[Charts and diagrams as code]
◇ ◇ ◇
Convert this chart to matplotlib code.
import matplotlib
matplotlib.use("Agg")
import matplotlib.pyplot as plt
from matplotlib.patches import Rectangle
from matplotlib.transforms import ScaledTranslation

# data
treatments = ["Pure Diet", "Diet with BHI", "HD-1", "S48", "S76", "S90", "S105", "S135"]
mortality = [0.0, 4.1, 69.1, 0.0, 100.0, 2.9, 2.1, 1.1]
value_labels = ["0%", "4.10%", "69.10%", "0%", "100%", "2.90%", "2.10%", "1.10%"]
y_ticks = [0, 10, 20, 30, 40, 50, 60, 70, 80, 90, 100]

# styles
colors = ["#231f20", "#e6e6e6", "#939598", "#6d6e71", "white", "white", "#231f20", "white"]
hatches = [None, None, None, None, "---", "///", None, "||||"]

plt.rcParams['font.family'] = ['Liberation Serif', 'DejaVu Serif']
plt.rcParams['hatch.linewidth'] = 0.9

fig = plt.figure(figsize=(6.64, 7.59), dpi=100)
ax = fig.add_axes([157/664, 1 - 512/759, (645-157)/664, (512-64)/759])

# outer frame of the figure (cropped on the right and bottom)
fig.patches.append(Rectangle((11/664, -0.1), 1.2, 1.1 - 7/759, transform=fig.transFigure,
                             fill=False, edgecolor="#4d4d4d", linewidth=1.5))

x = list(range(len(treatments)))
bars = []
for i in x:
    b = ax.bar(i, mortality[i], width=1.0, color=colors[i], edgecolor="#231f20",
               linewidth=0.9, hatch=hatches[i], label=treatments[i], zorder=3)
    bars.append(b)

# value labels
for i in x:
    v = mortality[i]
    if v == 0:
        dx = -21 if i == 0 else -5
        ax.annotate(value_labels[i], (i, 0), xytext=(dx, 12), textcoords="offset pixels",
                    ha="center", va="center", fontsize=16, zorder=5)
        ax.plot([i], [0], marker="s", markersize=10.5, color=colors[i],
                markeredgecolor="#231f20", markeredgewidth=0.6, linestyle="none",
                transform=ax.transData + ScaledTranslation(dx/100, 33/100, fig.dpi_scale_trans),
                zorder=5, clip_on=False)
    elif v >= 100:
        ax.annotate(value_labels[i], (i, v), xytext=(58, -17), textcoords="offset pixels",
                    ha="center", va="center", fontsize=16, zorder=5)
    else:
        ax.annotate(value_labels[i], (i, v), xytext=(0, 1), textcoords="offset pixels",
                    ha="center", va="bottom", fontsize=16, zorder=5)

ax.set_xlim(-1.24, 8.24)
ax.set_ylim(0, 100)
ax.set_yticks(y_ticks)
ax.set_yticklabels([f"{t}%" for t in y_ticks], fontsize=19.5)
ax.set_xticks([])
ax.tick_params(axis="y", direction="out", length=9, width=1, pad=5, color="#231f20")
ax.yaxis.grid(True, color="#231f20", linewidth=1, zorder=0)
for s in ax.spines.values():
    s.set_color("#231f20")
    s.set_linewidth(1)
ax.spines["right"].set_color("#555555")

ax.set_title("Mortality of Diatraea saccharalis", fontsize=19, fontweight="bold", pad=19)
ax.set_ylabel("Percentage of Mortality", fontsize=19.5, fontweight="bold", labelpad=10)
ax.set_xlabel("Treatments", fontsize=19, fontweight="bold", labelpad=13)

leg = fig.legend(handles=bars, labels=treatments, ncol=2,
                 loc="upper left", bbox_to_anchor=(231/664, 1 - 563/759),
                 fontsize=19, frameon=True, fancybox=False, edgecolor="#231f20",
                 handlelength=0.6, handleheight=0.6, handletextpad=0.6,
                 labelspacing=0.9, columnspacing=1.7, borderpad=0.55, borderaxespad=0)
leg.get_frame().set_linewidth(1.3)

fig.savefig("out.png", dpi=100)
◇ ◇ ◇
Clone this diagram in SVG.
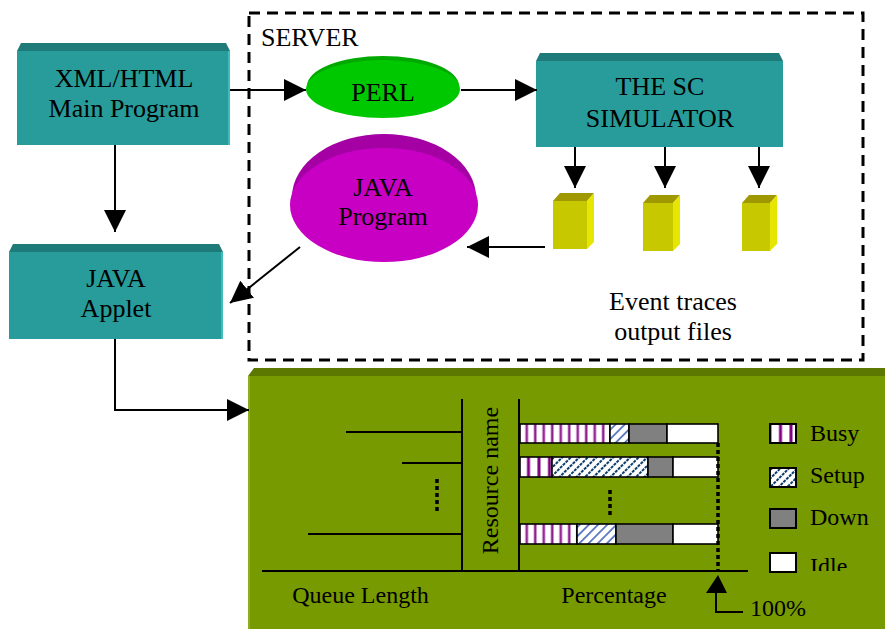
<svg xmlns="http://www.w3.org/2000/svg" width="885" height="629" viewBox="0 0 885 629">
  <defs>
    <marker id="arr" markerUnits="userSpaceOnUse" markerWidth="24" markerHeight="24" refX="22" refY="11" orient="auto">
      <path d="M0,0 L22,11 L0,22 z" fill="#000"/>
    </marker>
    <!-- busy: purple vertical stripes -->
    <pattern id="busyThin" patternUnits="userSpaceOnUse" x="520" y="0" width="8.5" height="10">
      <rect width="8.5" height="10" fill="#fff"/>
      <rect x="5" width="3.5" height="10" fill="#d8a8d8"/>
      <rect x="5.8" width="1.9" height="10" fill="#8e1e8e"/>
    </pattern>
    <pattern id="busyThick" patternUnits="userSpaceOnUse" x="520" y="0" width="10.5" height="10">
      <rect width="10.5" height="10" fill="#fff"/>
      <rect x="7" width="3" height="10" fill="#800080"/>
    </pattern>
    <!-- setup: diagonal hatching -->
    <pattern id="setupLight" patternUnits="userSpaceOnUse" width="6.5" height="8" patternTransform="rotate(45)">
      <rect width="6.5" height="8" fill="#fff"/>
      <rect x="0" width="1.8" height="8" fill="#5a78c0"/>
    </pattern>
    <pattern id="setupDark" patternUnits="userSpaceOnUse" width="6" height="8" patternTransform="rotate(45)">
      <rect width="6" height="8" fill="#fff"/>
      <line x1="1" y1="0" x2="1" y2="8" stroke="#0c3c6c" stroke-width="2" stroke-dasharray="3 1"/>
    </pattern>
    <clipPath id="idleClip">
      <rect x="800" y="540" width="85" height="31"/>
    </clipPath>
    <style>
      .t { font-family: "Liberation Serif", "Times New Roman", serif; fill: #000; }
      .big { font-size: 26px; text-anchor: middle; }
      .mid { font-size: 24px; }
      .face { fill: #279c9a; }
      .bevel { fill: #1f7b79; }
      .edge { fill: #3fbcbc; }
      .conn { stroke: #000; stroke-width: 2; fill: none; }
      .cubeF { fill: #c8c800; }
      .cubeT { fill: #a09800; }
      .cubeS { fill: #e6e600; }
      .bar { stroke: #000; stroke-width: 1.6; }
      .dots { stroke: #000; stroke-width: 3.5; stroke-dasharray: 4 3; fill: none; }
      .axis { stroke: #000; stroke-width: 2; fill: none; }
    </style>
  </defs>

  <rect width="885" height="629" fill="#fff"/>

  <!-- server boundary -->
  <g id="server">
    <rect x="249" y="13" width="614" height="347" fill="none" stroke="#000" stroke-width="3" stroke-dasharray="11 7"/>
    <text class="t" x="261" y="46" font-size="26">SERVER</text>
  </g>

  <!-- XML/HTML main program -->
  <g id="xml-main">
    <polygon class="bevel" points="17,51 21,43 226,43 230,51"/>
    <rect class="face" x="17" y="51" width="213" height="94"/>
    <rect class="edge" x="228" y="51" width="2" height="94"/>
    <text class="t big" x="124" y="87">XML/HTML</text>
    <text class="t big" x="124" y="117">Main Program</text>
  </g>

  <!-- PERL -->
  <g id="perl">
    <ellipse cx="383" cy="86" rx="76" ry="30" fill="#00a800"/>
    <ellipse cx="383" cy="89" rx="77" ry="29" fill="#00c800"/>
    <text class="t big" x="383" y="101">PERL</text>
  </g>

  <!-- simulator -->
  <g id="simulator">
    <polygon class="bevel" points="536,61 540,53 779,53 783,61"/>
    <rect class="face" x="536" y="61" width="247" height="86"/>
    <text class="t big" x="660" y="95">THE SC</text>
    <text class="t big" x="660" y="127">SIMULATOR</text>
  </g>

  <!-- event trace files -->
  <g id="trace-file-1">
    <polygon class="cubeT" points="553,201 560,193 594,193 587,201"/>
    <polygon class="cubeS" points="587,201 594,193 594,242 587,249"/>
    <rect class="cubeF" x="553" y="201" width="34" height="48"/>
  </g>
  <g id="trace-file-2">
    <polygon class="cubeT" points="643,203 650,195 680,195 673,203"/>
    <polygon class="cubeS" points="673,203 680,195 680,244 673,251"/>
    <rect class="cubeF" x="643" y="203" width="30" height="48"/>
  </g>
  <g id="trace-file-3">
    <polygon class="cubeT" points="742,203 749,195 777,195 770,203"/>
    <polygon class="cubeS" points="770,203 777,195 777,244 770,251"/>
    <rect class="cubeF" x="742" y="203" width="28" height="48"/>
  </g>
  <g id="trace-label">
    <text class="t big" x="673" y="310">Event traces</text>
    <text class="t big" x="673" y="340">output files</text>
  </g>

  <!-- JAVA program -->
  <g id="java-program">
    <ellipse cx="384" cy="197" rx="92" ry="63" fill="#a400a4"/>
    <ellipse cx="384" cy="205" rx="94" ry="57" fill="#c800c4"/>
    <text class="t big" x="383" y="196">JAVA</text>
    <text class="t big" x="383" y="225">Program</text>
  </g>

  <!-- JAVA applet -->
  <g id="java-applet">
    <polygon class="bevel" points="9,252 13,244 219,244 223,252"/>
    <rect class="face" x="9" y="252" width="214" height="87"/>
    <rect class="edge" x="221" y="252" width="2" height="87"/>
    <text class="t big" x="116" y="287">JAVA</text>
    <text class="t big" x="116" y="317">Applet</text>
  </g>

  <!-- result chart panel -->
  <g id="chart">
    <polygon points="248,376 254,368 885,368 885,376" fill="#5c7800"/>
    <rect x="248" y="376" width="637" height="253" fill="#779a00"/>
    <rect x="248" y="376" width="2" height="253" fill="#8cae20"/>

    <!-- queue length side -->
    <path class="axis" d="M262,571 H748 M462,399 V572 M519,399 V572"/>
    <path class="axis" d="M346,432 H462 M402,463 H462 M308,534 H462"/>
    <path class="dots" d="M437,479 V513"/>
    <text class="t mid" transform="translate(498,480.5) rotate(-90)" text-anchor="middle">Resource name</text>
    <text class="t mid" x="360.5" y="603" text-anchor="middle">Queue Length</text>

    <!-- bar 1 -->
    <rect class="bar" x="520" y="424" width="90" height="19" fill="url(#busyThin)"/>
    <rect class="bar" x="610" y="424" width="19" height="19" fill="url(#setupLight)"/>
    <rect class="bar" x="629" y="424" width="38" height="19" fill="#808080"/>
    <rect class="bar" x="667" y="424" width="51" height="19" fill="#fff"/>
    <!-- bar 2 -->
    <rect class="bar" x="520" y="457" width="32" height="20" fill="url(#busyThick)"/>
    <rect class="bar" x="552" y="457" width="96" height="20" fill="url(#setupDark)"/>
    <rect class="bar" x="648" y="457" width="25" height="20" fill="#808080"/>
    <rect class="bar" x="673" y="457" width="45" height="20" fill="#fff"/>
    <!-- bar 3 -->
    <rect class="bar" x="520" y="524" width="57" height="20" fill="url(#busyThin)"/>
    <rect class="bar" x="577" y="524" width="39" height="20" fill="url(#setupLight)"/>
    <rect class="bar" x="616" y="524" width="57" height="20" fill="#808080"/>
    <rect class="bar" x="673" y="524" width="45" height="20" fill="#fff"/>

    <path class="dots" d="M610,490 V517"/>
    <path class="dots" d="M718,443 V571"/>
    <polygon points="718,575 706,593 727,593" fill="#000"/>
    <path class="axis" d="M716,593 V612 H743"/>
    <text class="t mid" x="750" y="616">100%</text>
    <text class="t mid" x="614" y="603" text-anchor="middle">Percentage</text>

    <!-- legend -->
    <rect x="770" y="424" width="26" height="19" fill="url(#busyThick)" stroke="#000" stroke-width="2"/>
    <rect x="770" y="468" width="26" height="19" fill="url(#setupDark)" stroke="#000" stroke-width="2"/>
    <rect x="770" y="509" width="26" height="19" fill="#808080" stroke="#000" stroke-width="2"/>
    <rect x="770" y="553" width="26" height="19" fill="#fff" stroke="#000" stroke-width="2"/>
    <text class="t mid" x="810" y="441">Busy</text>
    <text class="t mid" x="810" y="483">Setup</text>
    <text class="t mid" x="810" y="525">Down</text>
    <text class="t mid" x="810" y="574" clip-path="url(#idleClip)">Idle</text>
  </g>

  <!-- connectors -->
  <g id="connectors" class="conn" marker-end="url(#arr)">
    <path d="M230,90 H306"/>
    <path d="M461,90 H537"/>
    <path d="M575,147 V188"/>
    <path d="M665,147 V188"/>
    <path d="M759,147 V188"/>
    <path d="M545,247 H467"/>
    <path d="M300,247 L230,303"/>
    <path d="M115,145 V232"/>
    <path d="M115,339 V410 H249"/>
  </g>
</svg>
◇ ◇ ◇
What is needed:
Among the lines above, find the one with "Convert this chart to matplotlib code." and the one with "80, 90, 100]". Quote both and everything between them, exactly.

Exercise output:
Convert this chart to matplotlib code.
import matplotlib
matplotlib.use("Agg")
import matplotlib.pyplot as plt
from matplotlib.patches import Rectangle
from matplotlib.transforms import ScaledTranslation

# data
treatments = ["Pure Diet", "Diet with BHI", "HD-1", "S48", "S76", "S90", "S105", "S135"]
mortality = [0.0, 4.1, 69.1, 0.0, 100.0, 2.9, 2.1, 1.1]
value_labels = ["0%", "4.10%", "69.10%", "0%", "100%", "2.90%", "2.10%", "1.10%"]
y_ticks = [0, 10, 20, 30, 40, 50, 60, 70, 80, 90, 100]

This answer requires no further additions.